The Death of the Vibe Check
Why empirical benchmarks are the only way to survive the frontier model race
For the past year, the discourse surrounding large language models has been dominated by 'vibes'. We see a developer post a screenshot of a clever coding solution, or a writer marvel at a particularly lyrical paragraph, and we collectively decide that Model X is 'better' than Model Y. This is a dangerous way to build a business. When Anthropic released Sonnet 5, the industry was ready to repeat this cycle of shallow impressions. But impressions do not scale, and they certainly do not provide the rigorous data needed to integrate these tools into professional workflows. To understand if a model actually improves, we must move past the anecdotal and toward the repeatable.
Building the Bench
The solution is not to trust a single, static benchmark like MMLU, which often becomes a game of memorisation for training sets. Instead, we need custom, repeatable evaluation harnesses. Using Claude Code, a testing framework called the 'How I AI Bench' was constructed in under forty-five minutes. This wasn't a survey of general knowledge, but a targeted strike on specific utility: PRD quality, prototype generation, agentic task completion, and agent personality. The methodology combined human scoring—weighted at 70% to capture the qualitative essence of a good output—with LLM-as-a-judge scoring at 30% to provide a baseline of logic and structure. This hybrid approach acknowledges that while machines can check for syntax, humans still define what constitutes a 'good' idea.

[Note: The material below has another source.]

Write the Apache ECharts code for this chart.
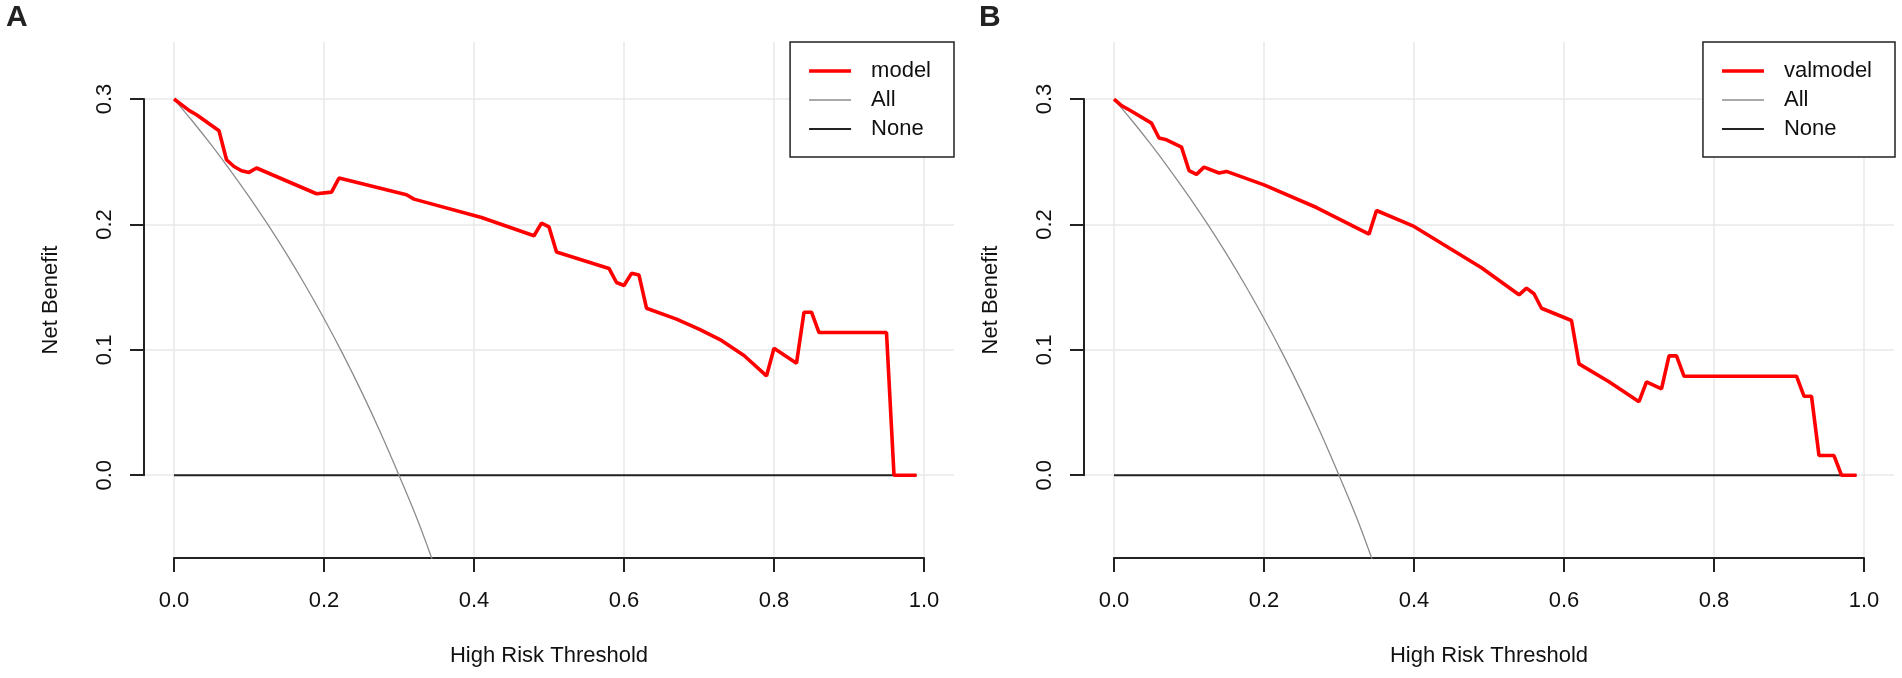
<!DOCTYPE html>
<html>
<head>
    <meta charset="utf-8">
    <title>Decision curves</title>
    <script src="https://cdn.jsdelivr.net/npm/echarts@6.0.0/dist/echarts.min.js"></script>
    <style>
        html, body { margin: 0; padding: 0; background: #fff; }
    </style>
</head>
<body>
    <div id="dca" style="width: 1902px;height:678px;"></div>
    <script type="text/javascript">
        // 数据：阈值与净获益
        var thresholdA = [0.00, 0.02, 0.03, 0.06, 0.07, 0.08, 0.09, 0.10, 0.11, 0.19, 0.21, 0.22, 0.31, 0.32, 0.41, 0.48, 0.49, 0.50, 0.51, 0.58, 0.59, 0.60, 0.61, 0.62, 0.63, 0.67, 0.70, 0.73, 0.76, 0.79, 0.80, 0.83, 0.84, 0.85, 0.86, 0.95, 0.96, 0.99];
        var modelA = [0.300, 0.291, 0.2875, 0.2747, 0.2516, 0.2462, 0.2428, 0.2415, 0.2450, 0.2245, 0.2258, 0.2370, 0.2237, 0.2202, 0.2055, 0.1910, 0.2010, 0.1980, 0.1780, 0.1649, 0.1537, 0.1513, 0.1610, 0.1596, 0.1332, 0.1245, 0.1165, 0.1075, 0.0955, 0.0792, 0.1013, 0.0894, 0.1300, 0.1300, 0.1138, 0.1138, 0.0000, 0.0000];

        var thresholdB = [0.00, 0.01, 0.02, 0.05, 0.06, 0.07, 0.09, 0.10, 0.11, 0.12, 0.14, 0.15, 0.20, 0.27, 0.34, 0.35, 0.40, 0.49, 0.54, 0.55, 0.56, 0.57, 0.61, 0.62, 0.66, 0.70, 0.71, 0.73, 0.74, 0.75, 0.76, 0.91, 0.92, 0.93, 0.94, 0.96, 0.97, 0.99];
        var valmodelB = [0.300, 0.2947, 0.2915, 0.2808, 0.2689, 0.2675, 0.2617, 0.2430, 0.2399, 0.2457, 0.2410, 0.2423, 0.2316, 0.2135, 0.1923, 0.2111, 0.1984, 0.1655, 0.1439, 0.1492, 0.1447, 0.1332, 0.1234, 0.0888, 0.0745, 0.0587, 0.0744, 0.0689, 0.0952, 0.0952, 0.0790, 0.0790, 0.0630, 0.0630, 0.0157, 0.0157, 0.0000, 0.0000];

        // "All" 曲线（两图相同）
        var allX = [0.000, 0.025, 0.050, 0.075, 0.100, 0.125, 0.150, 0.175, 0.200, 0.225, 0.250, 0.275, 0.300, 0.325, 0.350];
        var allY = [0.3000, 0.2821, 0.2632, 0.2432, 0.2222, 0.2000, 0.1765, 0.1515, 0.1250, 0.0968, 0.0667, 0.0345, 0.0000, -0.0361, -0.0769];

        // "None" 直线
        var noneX = [0.00, 0.99];
        var noneY = [0.00, 0.00];

        // 坐标轴刻度
        var xTicks = [0, 0.2, 0.4, 0.6, 0.8, 1.0];
        var yTicks = [0, 0.1, 0.2, 0.3];

        // 布局（像素）
        var FONT = '"Liberation Sans", Arial, Helvetica, sans-serif';
        var PLOT_TOP = 42, PLOT_W = 810, PLOT_H = 516;
        var X_MIN = -0.04, X_MAX = 1.04, Y_MIN = -0.066, Y_MAX = 0.3455;
        var panels = [
            { ox: 0,   title: 'A', titleLeft: 6,   name: 'model',    xs: thresholdA, ys: modelA,    legendRight: 948 },
            { ox: 940, title: 'B', titleLeft: 979, name: 'valmodel', xs: thresholdB, ys: valmodelB, legendRight: 7 }
        ];

        function pairs(xs, ys) {
            var out = [];
            for (var i = 0; i < xs.length; i++) out.push([xs[i], ys[i]]);
            return out;
        }

        var grid = [], xAxis = [], yAxis = [], series = [], legend = [], title = [];
        var axisColor = '#222';
        var hidden = { axisLine: {show: false}, axisTick: {show: false}, axisLabel: {show: false}, splitLine: {show: false} };

        for (var p = 0; p < panels.length; p++) {
            var pn = panels[p];
            var L = 144 + pn.ox;
            var xPix = function (v) { return L + (v - X_MIN) / (X_MAX - X_MIN) * PLOT_W; };
            var yPix = function (v) { return PLOT_TOP + (Y_MAX - v) / (Y_MAX - Y_MIN) * PLOT_H; };
            var g0 = p * 3;

            // 绘图区
            grid.push({ left: L, top: PLOT_TOP, width: PLOT_W, height: PLOT_H, outerBoundsMode: 'none' });
            // x 轴（0..1）
            grid.push({ left: xPix(0), top: PLOT_TOP, width: xPix(1) - xPix(0), height: PLOT_H, outerBoundsMode: 'none' });
            // y 轴（0..0.3）
            grid.push({ left: L, top: yPix(0.3), width: PLOT_W, height: yPix(0) - yPix(0.3), outerBoundsMode: 'none' });

            xAxis.push(Object.assign({
                type: 'value', gridIndex: g0, min: X_MIN, max: X_MAX,
                name: 'High Risk Threshold', nameLocation: 'middle', nameGap: 87,
                nameTextStyle: { fontSize: 22, color: '#111', fontFamily: FONT }
            }, hidden));
            yAxis.push(Object.assign({
                type: 'value', gridIndex: g0, min: Y_MIN, max: Y_MAX,
                name: 'Net Benefit', nameLocation: 'middle', nameGap: 82,
                nameTextStyle: { fontSize: 22, color: '#111', fontFamily: FONT }
            }, hidden));

            xAxis.push({
                type: 'value', gridIndex: g0 + 1, min: xTicks[0], max: xTicks[xTicks.length - 1], interval: 0.2,
                axisLine: { show: true, lineStyle: { color: axisColor, width: 2 } },
                axisTick: { show: true, length: 14, lineStyle: { color: axisColor, width: 2 } },
                axisLabel: { show: true, margin: 32, fontSize: 22, color: '#111', fontFamily: FONT,
                    formatter: function (v) { return v.toFixed(1); } },
                splitLine: { show: true, lineStyle: { color: '#e8e8e8', width: 1.5 } }
            });
            yAxis.push(Object.assign({ type: 'value', gridIndex: g0 + 1, min: 0, max: 1 }, hidden));

            xAxis.push(Object.assign({ type: 'value', gridIndex: g0 + 2, min: 0, max: 1 }, hidden));
            yAxis.push({
                type: 'value', gridIndex: g0 + 2, min: yTicks[0], max: yTicks[yTicks.length - 1], interval: 0.1,
                axisLine: { show: true, lineStyle: { color: axisColor, width: 2 } },
                axisTick: { show: true, length: 14, lineStyle: { color: axisColor, width: 2 } },
                axisLabel: { show: true, margin: 28, rotate: 90, fontSize: 22, color: '#111', fontFamily: FONT,
                    formatter: function (v) { return v.toFixed(1); } },
                splitLine: { show: true, lineStyle: { color: '#e8e8e8', width: 1.5 } }
            });

            series.push({
                name: 'None', type: 'line', xAxisIndex: g0, yAxisIndex: g0, symbol: 'none', z: 3,
                lineStyle: { color: '#222', width: 1.8 }, itemStyle: { color: '#222' },
                data: pairs(noneX, noneY)
            });
            series.push({
                name: 'All', type: 'line', xAxisIndex: g0, yAxisIndex: g0, symbol: 'none', z: 4,
                smooth: 0.4,
                lineStyle: { color: '#8c8c8c', width: 1.3 }, itemStyle: { color: '#8c8c8c' },
                data: pairs(allX, allY)
            });
            series.push({
                name: pn.name, type: 'line', xAxisIndex: g0, yAxisIndex: g0, symbol: 'none', z: 5,
                lineStyle: { color: '#ff0000', width: 3.6 }, itemStyle: { color: '#ff0000' },
                data: pairs(pn.xs, pn.ys)
            });

            legend.push({
                data: [
                    { name: pn.name, icon: 'path://M0,0H42V3.5H0Z' },
                    { name: 'All', icon: 'path://M0,0H42V1.4H0Z' },
                    { name: 'None', icon: 'path://M0,0H42V1.8H0Z' }
                ],
                orient: 'vertical', right: pn.legendRight, top: PLOT_TOP,
                padding: [18, 23, 17, 19], itemGap: 7, itemWidth: 42, itemHeight: 14,
                symbolKeepAspect: true,
                borderColor: '#222', borderWidth: 1.5, borderRadius: 0, backgroundColor: '#fff',
                selectedMode: false,
                textStyle: { fontSize: 22, color: '#111', fontFamily: FONT, padding: [0, 0, 0, 15] }
            });

            title.push({
                text: pn.title, left: pn.titleLeft, top: 3, padding: 0,
                textStyle: { fontSize: 30, fontWeight: 'bold', color: '#222', fontFamily: FONT }
            });
        }

        var chart = echarts.init(document.getElementById('dca'));
        chart.setOption({
            animation: false,
            backgroundColor: '#fff',
            title: title,
            legend: legend,
            grid: grid,
            xAxis: xAxis,
            yAxis: yAxis,
            series: series
        });
    </script>
</body>
</html>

Vibes are for enthusiasts; benchmarks are for engineers.
When running Sonnet 5 blind against its competitors—including GPT-5.5 and Gemini 3 Pro—the results challenged the prevailing narrative. We often assume that the largest model is the best model, but the data suggests a more fragmented reality. For certain tasks, like writing a Product Requirements Document (PRD), a specific model might excel because of its adherence to structure. For others, like complex coding prototypes, a different model might win on its ability to reason through recursive errors. The 'winner' depends entirely on the job description you give the agent.
- Product Requirements: Claude Sonnet 5 for its structural discipline.
- Complex Prototyping: High-reasoning models with better error-correction loops.
- Daily Agent Interaction: Models with high 'personality' scores that don't feel robotic.
The takeaway for agency owners and product leads is clear: stop asking your team if a model 'feels' better. Start building your own evaluation datasets. If you cannot measure the delta between Sonnet 4.6 and Sonnet 5 in your specific use case, you are not using AI; you are just playing with a very expensive toy. The competitive advantage of the next decade will go to those who can quantify the performance of their autonomous agents.
Replace subjective impressions with repeatable, task-specific evaluation harnesses to drive real ROI.